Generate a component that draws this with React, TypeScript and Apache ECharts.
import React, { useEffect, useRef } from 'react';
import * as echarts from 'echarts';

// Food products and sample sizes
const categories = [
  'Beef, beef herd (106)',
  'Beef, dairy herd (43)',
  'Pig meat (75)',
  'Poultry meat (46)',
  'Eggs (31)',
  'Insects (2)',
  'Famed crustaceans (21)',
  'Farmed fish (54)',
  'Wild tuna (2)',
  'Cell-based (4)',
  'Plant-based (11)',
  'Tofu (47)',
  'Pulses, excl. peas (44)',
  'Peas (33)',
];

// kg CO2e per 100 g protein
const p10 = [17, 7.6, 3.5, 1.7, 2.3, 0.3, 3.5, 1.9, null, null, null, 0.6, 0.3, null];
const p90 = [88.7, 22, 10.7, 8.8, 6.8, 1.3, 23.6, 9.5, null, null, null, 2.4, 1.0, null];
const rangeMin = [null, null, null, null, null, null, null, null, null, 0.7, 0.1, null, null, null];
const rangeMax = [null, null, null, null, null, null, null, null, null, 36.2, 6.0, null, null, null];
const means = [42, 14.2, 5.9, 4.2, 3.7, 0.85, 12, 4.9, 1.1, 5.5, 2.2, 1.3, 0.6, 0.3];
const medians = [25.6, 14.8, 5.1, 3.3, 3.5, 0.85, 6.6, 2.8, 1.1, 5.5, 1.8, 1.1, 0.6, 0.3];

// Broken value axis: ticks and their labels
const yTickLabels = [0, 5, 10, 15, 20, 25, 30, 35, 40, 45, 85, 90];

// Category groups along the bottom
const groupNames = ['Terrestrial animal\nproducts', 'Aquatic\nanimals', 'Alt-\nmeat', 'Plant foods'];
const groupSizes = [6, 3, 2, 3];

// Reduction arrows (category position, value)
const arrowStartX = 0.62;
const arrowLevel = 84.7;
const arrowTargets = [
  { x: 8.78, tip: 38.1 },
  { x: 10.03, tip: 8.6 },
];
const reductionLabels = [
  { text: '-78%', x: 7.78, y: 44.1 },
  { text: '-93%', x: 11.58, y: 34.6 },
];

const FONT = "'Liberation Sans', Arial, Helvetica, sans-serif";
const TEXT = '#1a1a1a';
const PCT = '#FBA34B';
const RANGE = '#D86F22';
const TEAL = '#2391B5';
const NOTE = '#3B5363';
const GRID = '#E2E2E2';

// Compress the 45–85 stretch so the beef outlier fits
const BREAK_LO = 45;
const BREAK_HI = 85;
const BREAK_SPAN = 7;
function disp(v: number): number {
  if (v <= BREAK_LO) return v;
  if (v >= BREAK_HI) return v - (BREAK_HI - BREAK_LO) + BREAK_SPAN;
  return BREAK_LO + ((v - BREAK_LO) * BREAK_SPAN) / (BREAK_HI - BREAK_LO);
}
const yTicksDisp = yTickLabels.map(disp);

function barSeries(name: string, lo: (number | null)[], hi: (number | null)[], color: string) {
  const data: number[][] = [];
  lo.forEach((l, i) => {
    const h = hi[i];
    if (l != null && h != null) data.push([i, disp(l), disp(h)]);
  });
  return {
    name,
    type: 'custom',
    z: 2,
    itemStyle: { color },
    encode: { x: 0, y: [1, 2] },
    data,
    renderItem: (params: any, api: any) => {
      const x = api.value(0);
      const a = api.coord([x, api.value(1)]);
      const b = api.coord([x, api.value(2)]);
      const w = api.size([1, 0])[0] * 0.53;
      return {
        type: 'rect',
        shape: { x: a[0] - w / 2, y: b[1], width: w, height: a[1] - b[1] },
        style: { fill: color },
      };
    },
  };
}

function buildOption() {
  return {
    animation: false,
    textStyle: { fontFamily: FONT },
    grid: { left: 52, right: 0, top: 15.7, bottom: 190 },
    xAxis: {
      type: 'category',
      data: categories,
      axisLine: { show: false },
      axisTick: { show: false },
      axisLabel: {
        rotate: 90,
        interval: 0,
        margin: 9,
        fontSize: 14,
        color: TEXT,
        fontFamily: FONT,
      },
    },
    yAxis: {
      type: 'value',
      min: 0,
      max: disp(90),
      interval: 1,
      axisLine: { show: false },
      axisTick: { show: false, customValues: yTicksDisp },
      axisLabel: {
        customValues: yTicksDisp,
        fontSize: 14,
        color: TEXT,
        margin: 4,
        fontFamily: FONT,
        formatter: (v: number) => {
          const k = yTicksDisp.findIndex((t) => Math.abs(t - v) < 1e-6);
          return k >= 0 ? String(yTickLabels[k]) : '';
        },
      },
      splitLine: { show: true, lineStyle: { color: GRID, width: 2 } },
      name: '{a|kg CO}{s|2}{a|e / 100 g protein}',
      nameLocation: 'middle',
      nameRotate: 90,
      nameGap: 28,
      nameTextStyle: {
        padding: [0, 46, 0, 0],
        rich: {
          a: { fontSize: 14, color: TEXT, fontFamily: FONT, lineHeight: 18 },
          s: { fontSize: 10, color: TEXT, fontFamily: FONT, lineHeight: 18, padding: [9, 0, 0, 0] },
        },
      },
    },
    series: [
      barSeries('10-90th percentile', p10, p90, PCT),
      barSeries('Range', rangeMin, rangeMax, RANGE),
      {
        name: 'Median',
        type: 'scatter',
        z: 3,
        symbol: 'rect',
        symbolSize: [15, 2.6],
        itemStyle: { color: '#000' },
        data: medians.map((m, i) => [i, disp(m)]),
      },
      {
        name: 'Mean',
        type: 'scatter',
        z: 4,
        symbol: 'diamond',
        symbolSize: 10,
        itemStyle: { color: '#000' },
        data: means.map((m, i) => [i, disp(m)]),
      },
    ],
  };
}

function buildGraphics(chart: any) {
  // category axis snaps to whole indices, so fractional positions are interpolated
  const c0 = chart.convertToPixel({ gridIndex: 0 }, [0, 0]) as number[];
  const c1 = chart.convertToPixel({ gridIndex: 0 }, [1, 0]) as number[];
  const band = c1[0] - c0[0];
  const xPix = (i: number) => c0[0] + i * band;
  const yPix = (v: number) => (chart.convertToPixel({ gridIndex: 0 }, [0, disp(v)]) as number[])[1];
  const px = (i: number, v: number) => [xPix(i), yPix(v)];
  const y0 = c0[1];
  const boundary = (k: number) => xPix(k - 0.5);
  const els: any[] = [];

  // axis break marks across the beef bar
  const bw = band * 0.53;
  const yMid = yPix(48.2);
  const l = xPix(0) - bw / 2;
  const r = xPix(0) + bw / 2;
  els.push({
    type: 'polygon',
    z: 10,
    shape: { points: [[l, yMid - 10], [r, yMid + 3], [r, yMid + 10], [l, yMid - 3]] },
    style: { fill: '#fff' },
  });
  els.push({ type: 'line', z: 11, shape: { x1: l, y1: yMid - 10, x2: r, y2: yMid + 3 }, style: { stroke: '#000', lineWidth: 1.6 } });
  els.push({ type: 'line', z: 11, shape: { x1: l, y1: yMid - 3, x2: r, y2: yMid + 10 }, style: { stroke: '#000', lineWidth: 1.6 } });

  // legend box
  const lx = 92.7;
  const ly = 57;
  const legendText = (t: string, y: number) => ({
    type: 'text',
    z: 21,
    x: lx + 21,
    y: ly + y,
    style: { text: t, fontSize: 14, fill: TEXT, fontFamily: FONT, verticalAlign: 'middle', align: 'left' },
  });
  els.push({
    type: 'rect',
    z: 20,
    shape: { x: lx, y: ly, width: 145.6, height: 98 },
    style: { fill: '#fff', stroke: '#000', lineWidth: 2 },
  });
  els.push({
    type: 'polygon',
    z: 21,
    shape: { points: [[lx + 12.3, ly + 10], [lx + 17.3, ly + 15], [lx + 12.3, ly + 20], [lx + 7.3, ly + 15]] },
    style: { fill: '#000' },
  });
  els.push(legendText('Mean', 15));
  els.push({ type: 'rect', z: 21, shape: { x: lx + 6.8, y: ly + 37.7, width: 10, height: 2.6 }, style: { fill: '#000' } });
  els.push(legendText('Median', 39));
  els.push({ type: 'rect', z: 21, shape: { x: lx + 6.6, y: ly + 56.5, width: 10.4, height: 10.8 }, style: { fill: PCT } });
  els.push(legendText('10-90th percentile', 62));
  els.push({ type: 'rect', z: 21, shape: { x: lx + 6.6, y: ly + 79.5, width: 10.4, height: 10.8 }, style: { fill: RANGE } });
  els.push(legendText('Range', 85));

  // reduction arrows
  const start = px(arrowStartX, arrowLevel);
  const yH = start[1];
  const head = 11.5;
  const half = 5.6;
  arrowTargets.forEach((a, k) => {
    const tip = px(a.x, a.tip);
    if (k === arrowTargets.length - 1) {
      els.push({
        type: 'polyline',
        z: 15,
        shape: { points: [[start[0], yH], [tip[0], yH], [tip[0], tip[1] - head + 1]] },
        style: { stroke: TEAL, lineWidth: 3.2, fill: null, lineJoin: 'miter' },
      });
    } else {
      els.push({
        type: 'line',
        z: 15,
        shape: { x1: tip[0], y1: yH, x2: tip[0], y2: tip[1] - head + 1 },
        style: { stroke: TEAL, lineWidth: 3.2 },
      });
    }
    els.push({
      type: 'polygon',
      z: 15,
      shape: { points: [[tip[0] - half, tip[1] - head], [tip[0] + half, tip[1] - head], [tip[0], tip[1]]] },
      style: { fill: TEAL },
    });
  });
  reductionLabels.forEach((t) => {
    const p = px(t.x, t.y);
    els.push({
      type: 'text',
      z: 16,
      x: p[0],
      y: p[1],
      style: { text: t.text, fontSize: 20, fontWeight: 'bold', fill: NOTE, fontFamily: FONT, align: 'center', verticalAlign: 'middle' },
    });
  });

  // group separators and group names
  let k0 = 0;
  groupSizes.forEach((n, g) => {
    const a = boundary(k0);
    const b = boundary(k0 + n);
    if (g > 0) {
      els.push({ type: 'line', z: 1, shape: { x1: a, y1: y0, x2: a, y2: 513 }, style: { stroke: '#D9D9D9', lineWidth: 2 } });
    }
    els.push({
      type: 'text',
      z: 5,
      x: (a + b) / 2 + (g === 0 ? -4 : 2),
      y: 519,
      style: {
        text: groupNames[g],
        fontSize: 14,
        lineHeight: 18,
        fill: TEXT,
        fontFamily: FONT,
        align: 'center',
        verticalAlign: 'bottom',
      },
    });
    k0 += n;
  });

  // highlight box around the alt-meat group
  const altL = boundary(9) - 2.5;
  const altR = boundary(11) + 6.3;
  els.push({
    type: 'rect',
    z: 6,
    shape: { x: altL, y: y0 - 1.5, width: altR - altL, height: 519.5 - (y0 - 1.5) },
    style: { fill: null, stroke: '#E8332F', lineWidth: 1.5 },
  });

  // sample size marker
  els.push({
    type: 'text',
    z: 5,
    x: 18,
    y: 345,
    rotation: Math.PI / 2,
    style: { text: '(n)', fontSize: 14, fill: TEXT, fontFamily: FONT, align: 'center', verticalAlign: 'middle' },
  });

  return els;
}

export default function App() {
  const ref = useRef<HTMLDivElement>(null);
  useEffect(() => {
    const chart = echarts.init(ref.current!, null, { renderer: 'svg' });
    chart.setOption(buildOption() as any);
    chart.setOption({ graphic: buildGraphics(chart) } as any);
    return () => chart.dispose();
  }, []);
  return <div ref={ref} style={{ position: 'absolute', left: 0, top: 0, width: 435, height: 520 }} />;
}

++++

[Direction]:
Please write out the material word for word from its first line through the line holding "45, 85, 90];", including both, and no line past it.

[Solution for this task]:
Generate a component that draws this with React, TypeScript and Apache ECharts.
import React, { useEffect, useRef } from 'react';
import * as echarts from 'echarts';

// Food products and sample sizes
const categories = [
  'Beef, beef herd (106)',
  'Beef, dairy herd (43)',
  'Pig meat (75)',
  'Poultry meat (46)',
  'Eggs (31)',
  'Insects (2)',
  'Famed crustaceans (21)',
  'Farmed fish (54)',
  'Wild tuna (2)',
  'Cell-based (4)',
  'Plant-based (11)',
  'Tofu (47)',
  'Pulses, excl. peas (44)',
  'Peas (33)',
];

// kg CO2e per 100 g protein
const p10 = [17, 7.6, 3.5, 1.7, 2.3, 0.3, 3.5, 1.9, null, null, null, 0.6, 0.3, null];
const p90 = [88.7, 22, 10.7, 8.8, 6.8, 1.3, 23.6, 9.5, null, null, null, 2.4, 1.0, null];
const rangeMin = [null, null, null, null, null, null, null, null, null, 0.7, 0.1, null, null, null];
const rangeMax = [null, null, null, null, null, null, null, null, null, 36.2, 6.0, null, null, null];
const means = [42, 14.2, 5.9, 4.2, 3.7, 0.85, 12, 4.9, 1.1, 5.5, 2.2, 1.3, 0.6, 0.3];
const medians = [25.6, 14.8, 5.1, 3.3, 3.5, 0.85, 6.6, 2.8, 1.1, 5.5, 1.8, 1.1, 0.6, 0.3];

// Broken value axis: ticks and their labels
const yTickLabels = [0, 5, 10, 15, 20, 25, 30, 35, 40, 45, 85, 90];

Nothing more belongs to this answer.